Textile Stories
Tayhin, the continuous weaving of women from the Wichí community17.00-19.00
Save the Date
all ages welcome
in German/in Spanish/in English
This workshop is fully booked.
In this Tayhin (weaving) workshop, guests Claudia Alarcón and Andrei Fernández from Textiles Semillas, North Argentina, invite you to learn about the chaguar and women from the Wichí community, from the tactile experience of getting to know the chaguar plant in the different stages of its process until it becomes thread. We invite you to rehearse in our bodies the action of spinning this plant fibre, native to the Gran Chaco, and to follow the choreography of the "yica" stitch with Claudia Alarcón, who will propose exercises to learn traditional Wichí weaving, while Andrei Fernández will invite us to review the images reproduced in the textiles of the peoples of the Gran Chaco, pointing out some repetitions that show the construction and maintenance of an untranslatable meaning.
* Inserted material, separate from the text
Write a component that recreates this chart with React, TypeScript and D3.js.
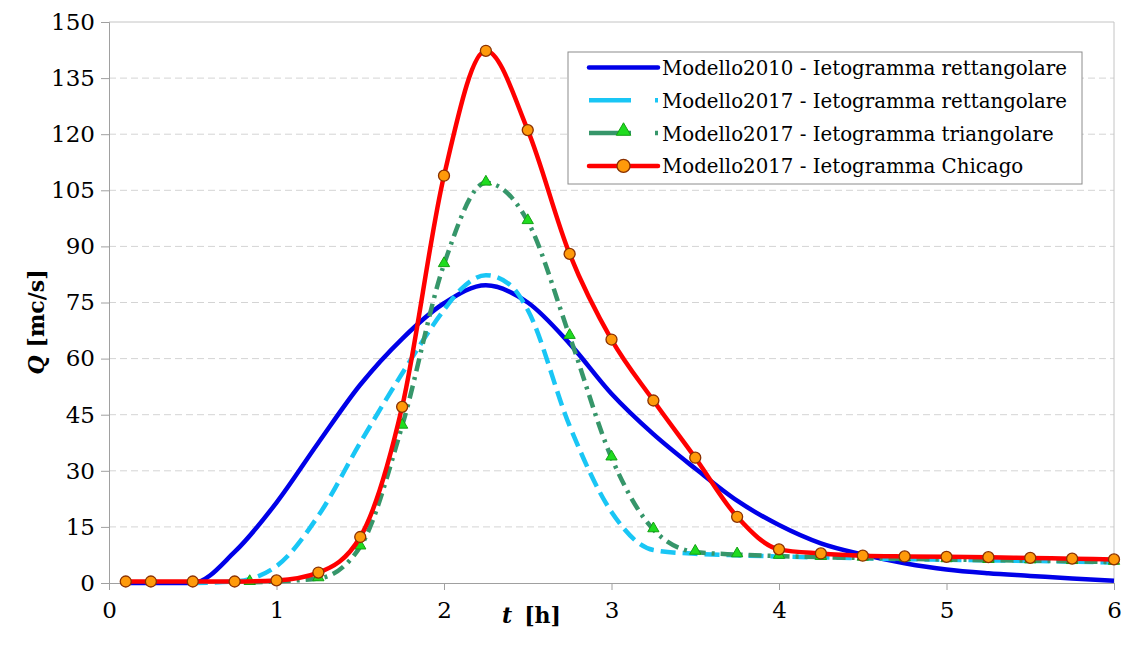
import React, { useEffect, useRef } from 'react';
import * as d3 from 'd3';

// ore [h] e portate [mc/s]
const modello2010: [number, number][] = [
  [0.1, 0], [0.25, 0], [0.5, 0], [0.75, 8.3], [1, 21.5], [1.25, 37.5], [1.5, 53],
  [1.75, 65.3], [2, 74.8], [2.25, 79.6], [2.5, 75], [2.75, 64], [3, 50.6],
  [3.25, 39.8], [3.5, 30.6], [3.75, 22], [4, 15.5], [4.25, 10.6], [4.5, 7.6],
  [4.75, 5.3], [5, 3.6], [5.25, 2.6], [5.5, 1.9], [5.75, 1.2], [6, 0.6],
];

const modello2017Rett: [number, number][] = [
  [0.5, 0], [0.75, 0.4], [1, 4.5], [1.25, 18], [1.5, 37.5], [1.75, 56], [2, 73],
  [2.1, 78.5], [2.25, 82.3], [2.4, 79.5], [2.5, 73], [2.75, 42], [3, 19],
  [3.25, 8.8], [3.5, 7.8], [3.75, 7.4], [4, 7.1], [4.5, 6.6], [5, 6.2],
  [5.5, 5.9], [6, 5.5],
];

const modello2017Triang: [number, number][] = [
  [0.84, 0.2], [1.25, 1.2], [1.5, 9.7], [1.75, 42], [2, 85.2], [2.25, 107],
  [2.5, 96.7], [2.75, 66], [3, 33.5], [3.25, 14.3], [3.5, 8.3], [3.75, 7.6],
  [4, 7.2], [4.25, 6.9], [4.5, 6.7], [4.75, 6.5], [5, 6.3], [5.25, 6.1],
  [5.5, 6], [5.75, 5.8], [6, 5.6],
];

const modello2017Chicago: [number, number][] = [
  [0.1, 0.4], [0.25, 0.4], [0.5, 0.4], [0.75, 0.4], [1, 0.7], [1.25, 2.8],
  [1.5, 12.3], [1.75, 47.1], [2, 108.9], [2.25, 142.3], [2.5, 121.1], [2.75, 88],
  [3, 65.1], [3.25, 48.8], [3.5, 33.5], [3.75, 17.7], [4, 9], [4.25, 7.9],
  [4.5, 7.3], [4.75, 7.1], [5, 7], [5.25, 6.9], [5.5, 6.7], [5.75, 6.5], [6, 6.3],
];

const xTicks = [0, 1, 2, 3, 4, 5, 6];
const yTicks = [0, 15, 30, 45, 60, 75, 90, 105, 120, 135, 150];

const legendLabels = [
  'Modello2010 - Ietogramma rettangolare',
  'Modello2017 - Ietogramma rettangolare',
  'Modello2017 - Ietogramma triangolare',
  'Modello2017 - Ietogramma Chicago',
];

// Liberation Serif non risulta disponibile: DejaVu Serif leggermente ridotto
const FONT = '"DejaVu Serif"';

function App() {
  const svgRef = useRef<SVGSVGElement>(null);

  useEffect(() => {
    const svg = d3.select(svgRef.current);
    svg.selectAll('*').remove();

    const x = d3.scaleLinear().domain([0, 6]).range([109, 1114]);
    const y = d3.scaleLinear().domain([0, 150]).range([583, 22]);

    // griglia orizzontale tratteggiata
    svg.append('g')
      .selectAll('line')
      .data(yTicks.filter(v => v > 0 && v < 150))
      .enter()
      .append('line')
      .attr('x1', x(0)).attr('x2', x(6))
      .attr('y1', d => y(d)).attr('y2', d => y(d))
      .attr('stroke', '#d4d4d4')
      .attr('stroke-dasharray', '7,4');

    // bordo superiore e destro dell'area del grafico
    svg.append('path')
      .attr('d', `M${x(0)},${y(150)}H${x(6)}V${y(0)}`)
      .attr('fill', 'none')
      .attr('stroke', '#c4c4c4');

    // assi
    const yAxis = svg.append('g').attr('transform', `translate(${x(0)},0)`)
      .call(d3.axisLeft(y).tickValues(yTicks).tickFormat(d3.format('d')).tickSize(8).tickPadding(6));
    const xAxis = svg.append('g').attr('transform', `translate(0,${y(0)})`)
      .call(d3.axisBottom(x).tickValues(xTicks).tickFormat(d3.format('d')).tickSize(7).tickPadding(16));
    [yAxis, xAxis].forEach(ax => {
      ax.attr('font-family', null).attr('font-size', null);
      ax.select('.domain').attr('stroke', '#a0a0a0');
      ax.selectAll('.tick line').attr('stroke', '#a0a0a0');
      ax.selectAll('.tick text')
        .attr('fill', '#000')
        .style('font-family', FONT)
        .style('font-size', '23px');
    });
    xAxis.selectAll('.tick text').attr('dy', '0.5em');

    const line = d3.line<[number, number]>()
      .x(d => x(d[0]))
      .y(d => y(d[1]))
      .curve(d3.curveMonotoneX);

    svg.append('path').datum(modello2010)
      .attr('d', line).attr('fill', 'none')
      .attr('stroke', '#0000e8').attr('stroke-width', 4.5);

    svg.append('path').datum(modello2017Rett)
      .attr('d', line).attr('fill', 'none')
      .attr('stroke', '#19c6f5').attr('stroke-width', 4.5)
      .attr('stroke-dasharray', '15,7');

    svg.append('path').datum(modello2017Triang)
      .attr('d', line).attr('fill', 'none')
      .attr('stroke', '#36966a').attr('stroke-width', 4.5)
      .attr('stroke-dasharray', '13,6,3,6');

    const triangle = d3.symbol().type(d3.symbolTriangle).size(55);
    svg.append('g').selectAll('path')
      .data(modello2017Triang)
      .enter()
      .append('path')
      .attr('d', triangle)
      .attr('transform', d => `translate(${x(d[0])},${y(d[1]) - 1})`)
      .attr('fill', '#1fdc1f')
      .attr('stroke', '#14a014')
      .attr('stroke-width', 1);

    svg.append('path').datum(modello2017Chicago)
      .attr('d', line).attr('fill', 'none')
      .attr('stroke', '#ff0000').attr('stroke-width', 4.5);

    svg.append('g').selectAll('circle')
      .data(modello2017Chicago)
      .enter()
      .append('circle')
      .attr('cx', d => x(d[0]))
      .attr('cy', d => y(d[1]))
      .attr('r', 5.5)
      .attr('fill', '#ff9a0a')
      .attr('stroke', '#8a3000')
      .attr('stroke-width', 1.3);

    // titoli degli assi
    svg.append('text')
      .attr('transform', 'translate(44,322) rotate(-90)')
      .attr('text-anchor', 'middle')
      .style('font-family', FONT)
      .style('font-size', '22px')
      .style('font-weight', 'bold')
      .call(t => {
        t.append('tspan').style('font-style', 'italic').text('Q');
        t.append('tspan').attr('dx', 8).text('[mc/s]');
      });

    svg.append('text')
      .attr('x', 502).attr('y', 623)
      .style('font-family', FONT)
      .style('font-size', '22px')
      .style('font-weight', 'bold')
      .call(t => {
        t.append('tspan').style('font-style', 'italic').text('t');
        t.append('tspan').attr('dx', 12).text('[h]');
      });

    // legenda
    const legend = svg.append('g');
    legend.append('rect')
      .attr('x', 568).attr('y', 52).attr('width', 514).attr('height', 132)
      .attr('fill', '#fff').attr('stroke', '#8c8c8c');

    const rowY = (i: number) => 67.5 + i * 32.8;
    const sx1 = 589, sx2 = 658, sxc = (sx1 + sx2) / 2;

    legend.append('line')
      .attr('x1', sx1).attr('x2', sx2).attr('y1', rowY(0)).attr('y2', rowY(0))
      .attr('stroke', '#0000e8').attr('stroke-width', 4.5).attr('stroke-linecap', 'round');
    legend.append('line')
      .attr('x1', sx1).attr('x2', sx2).attr('y1', rowY(1)).attr('y2', rowY(1))
      .attr('stroke', '#19c6f5').attr('stroke-width', 4.5).attr('stroke-dasharray', '42,24');
    legend.append('line')
      .attr('x1', sx1).attr('x2', sx2).attr('y1', rowY(2)).attr('y2', rowY(2))
      .attr('stroke', '#36966a').attr('stroke-width', 4.5).attr('stroke-dasharray', '42,24');
    legend.append('path')
      .attr('d', d3.symbol().type(d3.symbolTriangle).size(90))
      .attr('transform', `translate(${sxc},${rowY(2) - 2})`)
      .attr('fill', '#1fdc1f').attr('stroke', '#14a014');
    legend.append('line')
      .attr('x1', sx1).attr('x2', sx2).attr('y1', rowY(3)).attr('y2', rowY(3))
      .attr('stroke', '#ff0000').attr('stroke-width', 4.5).attr('stroke-linecap', 'round');
    legend.append('circle')
      .attr('cx', sxc).attr('cy', rowY(3)).attr('r', 6.5)
      .attr('fill', '#ff9a0a').attr('stroke', '#8a3000').attr('stroke-width', 1.3);

    legend.selectAll('text.lbl')
      .data(legendLabels)
      .enter()
      .append('text')
      .attr('class', 'lbl')
      .attr('x', 662)
      .attr('y', (d, i) => rowY(i) + 7.5)
      .style('font-family', FONT)
      .style('font-size', '19.8px')
      .text(d => d);
  }, []);

  return (
    <div style={{ position: 'absolute', left: 0, top: 0, background: '#fff' }}>
      <svg ref={svgRef} width={1128} height={647} />
    </div>
  );
}

export default App;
In the Wichí language, the act of weaving can only be described as a continuous action: tayhin (to weave) is an intransitive verb that can also refer to building, reconstructing and healing. By “weaving images together, women from the Wichí community construct, reconstruct and heal memories and imaginations as part of a long-term continuity”*.
The chaguar plant** has always been fundamental to women from the Wichí community. They live with this plant, which is as much a part of the forest as they are. They tell different stories about how the chaguar never ceases to surprise them. For the forms it can take, for everything it can do, the chaguar is a teacher and a support.
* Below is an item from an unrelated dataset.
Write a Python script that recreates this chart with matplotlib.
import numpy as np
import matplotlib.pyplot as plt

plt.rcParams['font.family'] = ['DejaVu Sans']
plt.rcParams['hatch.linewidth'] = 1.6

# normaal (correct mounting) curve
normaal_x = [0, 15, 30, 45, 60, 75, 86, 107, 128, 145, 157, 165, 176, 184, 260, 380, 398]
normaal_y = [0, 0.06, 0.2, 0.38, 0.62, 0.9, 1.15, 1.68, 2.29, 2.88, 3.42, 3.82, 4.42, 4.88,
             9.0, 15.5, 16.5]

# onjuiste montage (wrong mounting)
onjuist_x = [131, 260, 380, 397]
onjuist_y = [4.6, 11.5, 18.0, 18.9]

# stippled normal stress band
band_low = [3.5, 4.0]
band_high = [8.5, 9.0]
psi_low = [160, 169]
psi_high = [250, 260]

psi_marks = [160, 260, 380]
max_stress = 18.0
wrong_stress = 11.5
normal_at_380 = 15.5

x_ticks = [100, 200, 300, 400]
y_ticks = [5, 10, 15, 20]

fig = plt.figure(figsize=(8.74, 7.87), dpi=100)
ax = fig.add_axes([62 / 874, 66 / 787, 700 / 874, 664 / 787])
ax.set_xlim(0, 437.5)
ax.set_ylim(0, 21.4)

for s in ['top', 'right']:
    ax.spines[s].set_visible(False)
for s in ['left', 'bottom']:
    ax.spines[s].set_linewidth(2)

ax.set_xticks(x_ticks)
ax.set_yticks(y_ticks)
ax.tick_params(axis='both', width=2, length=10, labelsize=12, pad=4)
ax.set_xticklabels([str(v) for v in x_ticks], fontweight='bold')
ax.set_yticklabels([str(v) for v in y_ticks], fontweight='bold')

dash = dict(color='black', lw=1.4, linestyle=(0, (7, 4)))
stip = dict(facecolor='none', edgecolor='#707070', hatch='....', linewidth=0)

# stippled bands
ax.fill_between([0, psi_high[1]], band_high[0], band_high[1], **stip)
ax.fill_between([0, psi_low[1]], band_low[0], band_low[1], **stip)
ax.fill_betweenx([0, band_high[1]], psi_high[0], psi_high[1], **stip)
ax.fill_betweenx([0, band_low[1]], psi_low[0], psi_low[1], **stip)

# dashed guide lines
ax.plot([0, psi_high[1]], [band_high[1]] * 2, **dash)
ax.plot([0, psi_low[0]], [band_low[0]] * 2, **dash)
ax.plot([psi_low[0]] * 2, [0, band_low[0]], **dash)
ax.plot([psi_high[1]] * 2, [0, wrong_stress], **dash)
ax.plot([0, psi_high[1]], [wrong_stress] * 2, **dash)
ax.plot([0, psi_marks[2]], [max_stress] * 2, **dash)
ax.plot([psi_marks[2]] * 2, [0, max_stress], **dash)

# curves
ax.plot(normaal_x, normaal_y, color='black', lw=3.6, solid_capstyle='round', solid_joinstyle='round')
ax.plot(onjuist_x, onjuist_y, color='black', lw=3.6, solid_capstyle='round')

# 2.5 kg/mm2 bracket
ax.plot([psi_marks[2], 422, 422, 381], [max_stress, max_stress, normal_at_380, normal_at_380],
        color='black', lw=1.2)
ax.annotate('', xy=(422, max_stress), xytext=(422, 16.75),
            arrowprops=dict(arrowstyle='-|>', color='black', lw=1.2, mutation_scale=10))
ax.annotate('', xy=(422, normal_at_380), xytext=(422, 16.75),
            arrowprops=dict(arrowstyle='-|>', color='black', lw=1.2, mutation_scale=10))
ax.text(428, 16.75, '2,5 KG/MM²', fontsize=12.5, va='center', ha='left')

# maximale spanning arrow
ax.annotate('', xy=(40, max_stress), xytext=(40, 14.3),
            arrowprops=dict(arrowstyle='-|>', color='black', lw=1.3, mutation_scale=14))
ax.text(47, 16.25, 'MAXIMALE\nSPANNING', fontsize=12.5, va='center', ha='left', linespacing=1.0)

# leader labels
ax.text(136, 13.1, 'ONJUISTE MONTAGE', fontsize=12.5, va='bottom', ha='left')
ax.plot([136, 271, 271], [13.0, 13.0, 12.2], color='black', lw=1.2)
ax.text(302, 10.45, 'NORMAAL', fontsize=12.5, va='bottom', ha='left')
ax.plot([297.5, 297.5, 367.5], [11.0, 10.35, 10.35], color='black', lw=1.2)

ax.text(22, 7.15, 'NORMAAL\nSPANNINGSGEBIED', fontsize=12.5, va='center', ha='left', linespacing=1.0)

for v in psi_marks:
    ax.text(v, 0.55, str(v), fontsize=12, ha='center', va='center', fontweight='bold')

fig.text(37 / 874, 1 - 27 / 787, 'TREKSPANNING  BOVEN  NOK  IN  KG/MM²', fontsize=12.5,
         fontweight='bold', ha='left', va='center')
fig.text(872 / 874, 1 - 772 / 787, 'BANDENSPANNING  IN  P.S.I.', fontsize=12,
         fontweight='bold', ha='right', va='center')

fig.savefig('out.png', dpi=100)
Wichí memory tells us that the women came from the sky, that they descended with the help of a chaguar thread. Before they were women, they were stars, and today, when they weave, they caress the radiance that was taken from them, while the chaguar transmits messages to them through its fragrance.
* Demóstenes Toribio
** Chaguar is the name of several related species of South American plants of the family Bromeliaceae, which are non-woody forest plants with sword-shaped evergreen leaves, resembling yucca. The different varieties grow in the semi-arid parts of the Gran Chaco ecoregion.